Wer heutzutage immer noch glaubt, die Geige sei ein langweiliges klassisches Instrument, mit dem man höchstens potentielle Schwiegermütter beeindrucken kann, der hat David Garrett noch nicht erlebt. Der sympathische Deutsch-Amerikaner mit dem lässigen Outfit hat bereits mit einigen erfolgreichen Alben bewiesen, wie gut Rockmusik und Klassik zusammenpassen, und füllt mit diesem Konzept regelmäßig die ganz großen Hallen und Arenen.
Natürlich ruft das auch Kritiker auf den Plan, die Alben wie „Rock Revolution“ und „Rock Symphonies“ den Ausverkauf klassischer Musik vorwerfen. Doch worum geht es dem Starvirtuosen aus Aachen? David Garrett möchte Menschen für seine Musik begeistern, die nicht unbedingt in ein Sinfoniekonzert gehen würden und sich an Mainstream-Melodien erfreuen, die sie aus dem Radio kennen. Das ist okay und erschließt der herkömmlichen Klassik im Sinne einer Crossover-Performance ganz neue Hörerschichten.

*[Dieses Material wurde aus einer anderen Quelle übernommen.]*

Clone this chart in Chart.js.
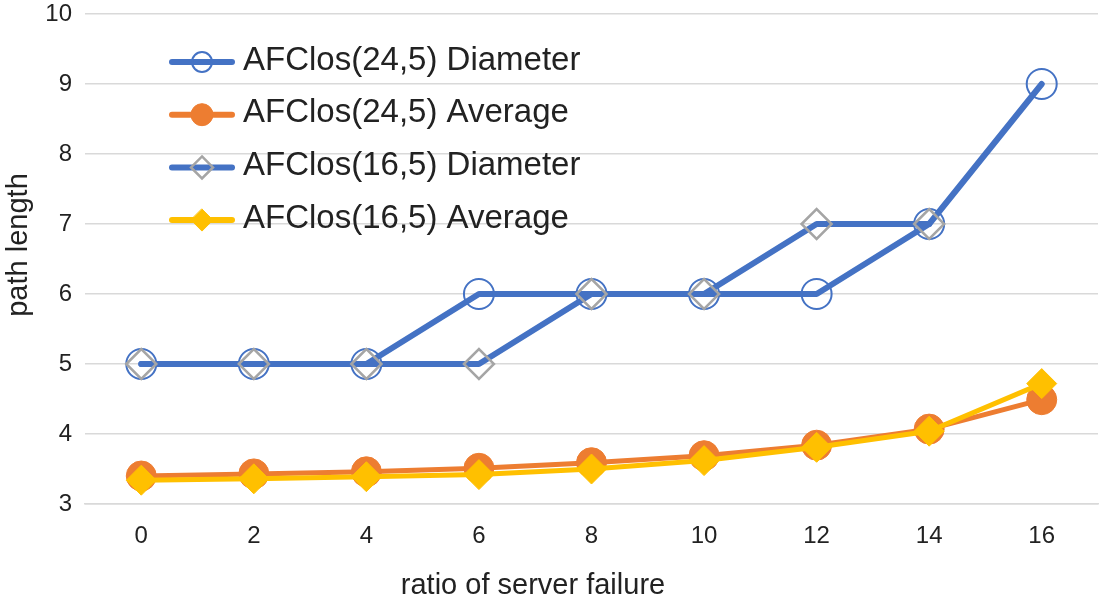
<!DOCTYPE html>
<html>
<head>
<meta charset="utf-8">
<title>path length vs ratio of server failure</title>
<script src="https://cdn.jsdelivr.net/npm/chart.js@4/dist/chart.umd.min.js"></script>
<style>
  html, body { margin: 0; padding: 0; background: #fff; }
  #wrap { width: 1100px; height: 604px; position: relative; }
</style>
</head>
<body>
<div id="wrap"><canvas id="chart-path"></canvas></div>
<script>
const ratios = ['0', '2', '4', '6', '8', '10', '12', '14', '16'];
const diam24 = [5, 5, 5, 6, 6, 6, 6, 7, 9];
const avg24 = [3.40, 3.43, 3.46, 3.51, 3.59, 3.69, 3.84, 4.07, 4.49];
const diam16 = [5, 5, 5, 5, 6, 6, 7, 7, null];
const avg16 = [3.34, 3.36, 3.39, 3.42, 3.50, 3.62, 3.81, 4.04, 4.72];
const yTicks = [3, 4, 5, 6, 7, 8, 9, 10];

const FONT = '"Liberation Sans", Arial, Helvetica, sans-serif';
const TEXT = '#222222';
const GRID = '#d9d9d9';

// legend marker details, keyed by dataset index
const legendMarks = [
    {shape: 'circle', stroke: '#4472c4', fill: null, r: 10, w: 2},
    {shape: 'circle', stroke: '#ed7d31', fill: '#ed7d31', r: 11, w: 1},
    {shape: 'diamond', stroke: '#a5a5a5', fill: null, r: 11, w: 2.5},
    {shape: 'diamond', stroke: '#ffc000', fill: '#ffc000', r: 11, w: 1},
];

function markPath(ctx, shape, x, y, r) {
    ctx.beginPath();
    if (shape === 'circle') {
        ctx.arc(x, y, r, 0, Math.PI * 2);
    } else {
        ctx.moveTo(x, y - r);
        ctx.lineTo(x + r, y);
        ctx.lineTo(x, y + r);
        ctx.lineTo(x - r, y);
        ctx.closePath();
    }
}

const insideLegend = {
    id: 'insideLegend',
    afterDraw(chart) {
        const ctx = chart.ctx;
        ctx.save();
        chart.data.datasets.forEach((ds, i) => {
            const y = 62 + i * 52.7;
            ctx.strokeStyle = ds.borderColor;
            ctx.lineWidth = 6;
            ctx.lineCap = 'round';
            ctx.beginPath();
            ctx.moveTo(172, y);
            ctx.lineTo(232, y);
            ctx.stroke();

            const m = legendMarks[i];
            markPath(ctx, m.shape, 202, y, m.r);
            if (m.fill) {
                ctx.fillStyle = m.fill;
                ctx.fill();
            }
            ctx.strokeStyle = m.stroke;
            ctx.lineWidth = m.w;
            ctx.stroke();

            ctx.fillStyle = TEXT;
            ctx.font = '33px ' + FONT;
            ctx.textAlign = 'left';
            ctx.textBaseline = 'alphabetic';
            ctx.fillText(ds.label, 243, y + 7.5);
        });
        ctx.restore();
    }
};

// axis titles sit off-centre in the original, so draw them by hand
const axisTitles = {
    id: 'axisTitles',
    afterDraw(chart) {
        const ctx = chart.ctx;
        ctx.save();
        ctx.fillStyle = TEXT;
        ctx.font = '29px ' + FONT;
        ctx.textAlign = 'center';
        ctx.textBaseline = 'middle';
        ctx.fillText('ratio of server failure', 533, 586);
        ctx.translate(19, 245);
        ctx.rotate(-Math.PI / 2);
        ctx.fillText('path length', 0, 0);
        ctx.restore();
    }
};

function makeChart(ctx) {
    return new Chart(ctx, {
        type: 'line',
        data: {
            labels: ratios,
            datasets: [
                {
                    label: 'AFClos(24,5) Diameter',
                    data: diam24,
                    borderColor: '#4472c4',
                    borderWidth: 6,
                    pointStyle: 'circle',
                    pointRadius: 15,
                    pointBorderWidth: 2,
                    pointBorderColor: '#4472c4',
                    pointBackgroundColor: 'rgba(0,0,0,0)',
                    order: 3,
                },
                {
                    label: 'AFClos(24,5) Average',
                    data: avg24,
                    borderColor: '#ed7d31',
                    borderWidth: 5,
                    pointStyle: 'circle',
                    pointRadius: 15,
                    pointBorderWidth: 1,
                    pointBorderColor: '#ed7d31',
                    pointBackgroundColor: '#ed7d31',
                    order: 2,
                },
                {
                    label: 'AFClos(16,5) Diameter',
                    data: diam16,
                    borderColor: '#4472c4',
                    borderWidth: 6,
                    pointStyle: 'rectRot',
                    pointRadius: 15,
                    pointBorderWidth: 2.5,
                    pointBorderColor: '#a5a5a5',
                    pointBackgroundColor: 'rgba(0,0,0,0)',
                    order: 1,
                },
                {
                    label: 'AFClos(16,5) Average',
                    data: avg16,
                    borderColor: '#ffc000',
                    borderWidth: 5,
                    pointStyle: 'rectRot',
                    pointRadius: 15,
                    pointBorderWidth: 1,
                    pointBorderColor: '#ffc000',
                    pointBackgroundColor: '#ffc000',
                    order: 0,
                }
            ].map(ds => Object.assign(ds, {
                fill: false,
                tension: 0,
                borderCapStyle: 'round',
                borderJoinStyle: 'round',
                spanGaps: false,
                clip: false,
            }))
        },
        options: {
            responsive: true,
            maintainAspectRatio: false,
            animation: false,
            events: [],
            layout: {autoPadding: false, padding: {left: 0, right: 2, top: 14, bottom: 0}},
            plugins: {
                legend: {display: false},
                tooltip: {enabled: false},
            },
            scales: {
                x: {
                    offset: true,
                    grid: {display: false, drawTicks: false},
                    border: {display: true, color: GRID, width: 1.5},
                    ticks: {
                        color: TEXT,
                        font: {family: FONT, size: 24},
                        padding: 18,
                        maxRotation: 0,
                    },
                    afterFit: (scale) => {
                        scale.height = 100;
                        scale.paddingLeft = 0;
                        scale.paddingRight = 0;
                    },
                },
                y: {
                    min: 3,
                    max: 10,
                    afterBuildTicks: (scale) => { scale.ticks = yTicks.map(v => ({value: v})); },
                    grid: {color: GRID, lineWidth: 1.5, drawTicks: false},
                    border: {display: false},
                    ticks: {
                        color: TEXT,
                        font: {family: FONT, size: 24},
                        padding: 13,
                    },
                    afterFit: (scale) => {
                        scale.width = 85;
                        scale.paddingTop = 0;
                        scale.paddingBottom = 0;
                    },
                }
            }
        },
        plugins: [insideLegend, axisTitles]
    });
}

function renderChart() {
    const ctx = document.getElementById('chart-path')?.getContext('2d');
    if (ctx) {
        makeChart(ctx);
    }
}

if (document.readyState === 'loading') {
    document.addEventListener('DOMContentLoaded', renderChart);
} else {
    renderChart();
}
</script>
</body>
</html>
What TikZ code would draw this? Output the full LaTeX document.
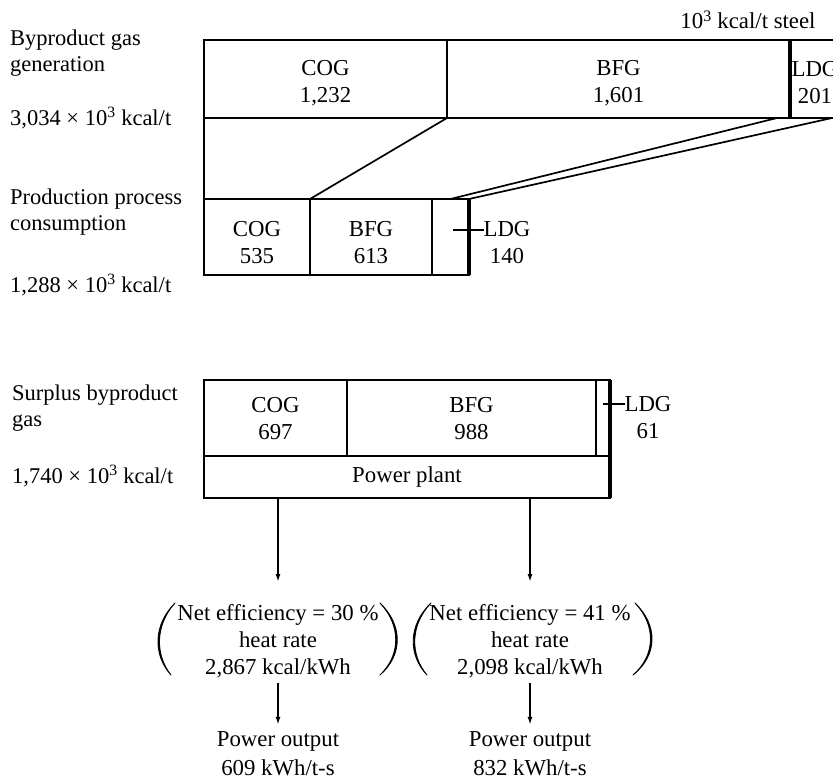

Wer die Rockalben liebt, wird vielleicht auch dem neuen Werk „ICONIC“ ein Ohr gönnen. Und hier gibt es dann einen Rundumschlag zu den Komponisten früherer Jahrhunderte, die David Garrett zu seinem Instrument inspiriert haben. Musik von Bach, Dvořák, Gluck, Kreisler, Mendelssohn und Schumann, um nur einige zu nennen, erklingt in neuen Bearbeitungen für Violine, Gitarre und Orchester (von Franck van der Heijden und David Garrett).
„Leider spielen seit einigen Jahrzehnten Geiger immer seltener einige der kurzen Stücke, die die Großen der 1920er- und 1930er-Jahre in ihren Konzerten aufgeführt haben, dabei bleiben sie einem sofort im Gedächtnis“, sagt Garrett. Damit meint er Virtuosen vergangener Tage wie Zino Francescatti, Arthur Grumiaux, Jascha Heifetz, Fritz Kreisler und Yehudi Menuhin. „Mir bedeutet es deswegen umso mehr, dass ich nun die Gelegenheit habe, all diese schönen Stücke wieder lebendig werden zu lassen.“
„ICONIC“ beginnt mit der verführerisch-romantischen „Estrellita“ des mexikanischen Komponisten Manuel Ponce. Das Programm unvergesslicher Melodien umfasst aber auch den berühmten „Schwan“ (aus „Karneval der Tiere“) und die sinfonische Dichtung „Danse macabre“ von Camille Saint-Saëns Es gibt das Salonlied „Jeanie with the light brown hair“ von Stephen Foster ebenso wie den Mittelsatz des Konzerts „Der Winter“ aus Vivaldis „Vier Jahreszeiten“. Die Mischung zieht sich durch einige wunderbare Epochen.
Begleitet wird der Violinist von seinem Gitarristen Franck van der Heijden, der auch das Orchester The Prezent dirigiert. In Duo-Arrangements ist er mit seinem ehemaligen Lehrer Itzhak Perlman, dem Startenor Andrea Bocelli, der Flötistin Cocomi und dem Trompeter Till Brönner zu erleben. Während Bocelli das „Ave Maria“ von Franz Schubert sehr eindringlich interpretiert, verfeinert Brönner die „Hora staccato“.
Die Dauer der Stücke schwankt zwischen zwei und vier Minuten. Kaum ein Track ist länger. So werden 22 schöne Miniaturen geboten, die gut in Erinnerung bleiben und einen Eindruck vom jeweiligen Komponisten vermitteln. Und dann hat sich auch noch das irische Traditional „Danny Boy“ eingeschlichen. Großartig!